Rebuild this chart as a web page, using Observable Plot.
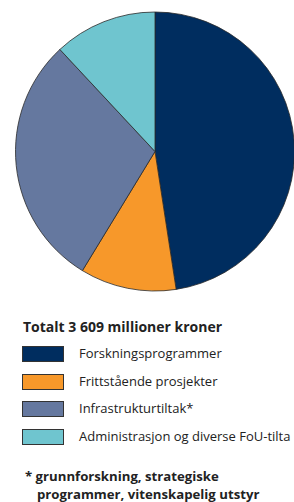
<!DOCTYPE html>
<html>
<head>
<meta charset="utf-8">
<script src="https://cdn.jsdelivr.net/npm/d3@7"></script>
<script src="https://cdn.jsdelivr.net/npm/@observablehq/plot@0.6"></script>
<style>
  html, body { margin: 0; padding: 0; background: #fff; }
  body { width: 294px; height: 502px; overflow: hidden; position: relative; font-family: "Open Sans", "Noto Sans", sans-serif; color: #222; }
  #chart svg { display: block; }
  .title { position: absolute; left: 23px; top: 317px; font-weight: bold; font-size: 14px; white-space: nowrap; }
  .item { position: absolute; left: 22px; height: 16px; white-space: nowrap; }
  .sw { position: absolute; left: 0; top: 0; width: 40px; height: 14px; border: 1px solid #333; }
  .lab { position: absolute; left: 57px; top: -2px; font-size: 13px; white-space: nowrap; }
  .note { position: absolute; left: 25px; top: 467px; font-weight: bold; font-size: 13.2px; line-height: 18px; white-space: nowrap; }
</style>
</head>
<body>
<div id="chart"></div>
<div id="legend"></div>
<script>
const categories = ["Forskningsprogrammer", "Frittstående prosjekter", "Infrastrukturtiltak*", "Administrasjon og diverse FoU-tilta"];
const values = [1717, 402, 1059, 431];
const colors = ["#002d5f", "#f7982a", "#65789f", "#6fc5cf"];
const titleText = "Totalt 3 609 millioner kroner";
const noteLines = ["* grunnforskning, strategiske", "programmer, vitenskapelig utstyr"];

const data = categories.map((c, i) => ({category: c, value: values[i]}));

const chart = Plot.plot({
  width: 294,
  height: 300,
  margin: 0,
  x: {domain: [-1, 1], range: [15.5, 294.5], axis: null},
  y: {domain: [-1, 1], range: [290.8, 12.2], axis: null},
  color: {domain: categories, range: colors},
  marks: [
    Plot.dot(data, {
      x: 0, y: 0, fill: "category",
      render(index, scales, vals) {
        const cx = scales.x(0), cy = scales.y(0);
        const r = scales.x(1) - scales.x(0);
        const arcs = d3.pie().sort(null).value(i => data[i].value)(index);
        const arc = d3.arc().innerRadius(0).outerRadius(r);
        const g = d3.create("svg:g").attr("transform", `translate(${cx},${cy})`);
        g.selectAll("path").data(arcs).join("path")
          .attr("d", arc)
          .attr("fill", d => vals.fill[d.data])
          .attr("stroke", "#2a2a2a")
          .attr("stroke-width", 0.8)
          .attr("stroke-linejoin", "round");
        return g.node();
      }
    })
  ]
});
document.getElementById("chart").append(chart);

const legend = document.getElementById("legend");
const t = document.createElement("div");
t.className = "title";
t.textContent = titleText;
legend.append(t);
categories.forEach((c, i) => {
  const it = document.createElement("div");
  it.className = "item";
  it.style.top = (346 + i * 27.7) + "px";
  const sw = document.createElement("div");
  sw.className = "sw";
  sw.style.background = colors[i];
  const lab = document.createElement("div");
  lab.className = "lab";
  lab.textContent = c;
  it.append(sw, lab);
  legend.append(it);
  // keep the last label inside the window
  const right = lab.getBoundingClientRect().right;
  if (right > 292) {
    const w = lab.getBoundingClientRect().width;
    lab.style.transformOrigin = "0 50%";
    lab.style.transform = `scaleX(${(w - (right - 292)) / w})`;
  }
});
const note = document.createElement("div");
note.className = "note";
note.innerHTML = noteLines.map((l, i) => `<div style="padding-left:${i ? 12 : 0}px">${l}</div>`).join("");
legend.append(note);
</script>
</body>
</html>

::::::::

● **TASK REQUIREMENTS**: Using the listing above, pull out all lines that hold the word "chart".

● **SOLUTION FOR THIS EXERCISE**:
Rebuild this chart as a web page, using Observable Plot.
  #chart svg { display: block; }
<div id="chart"></div>
const chart = Plot.plot({
document.getElementById("chart").append(chart);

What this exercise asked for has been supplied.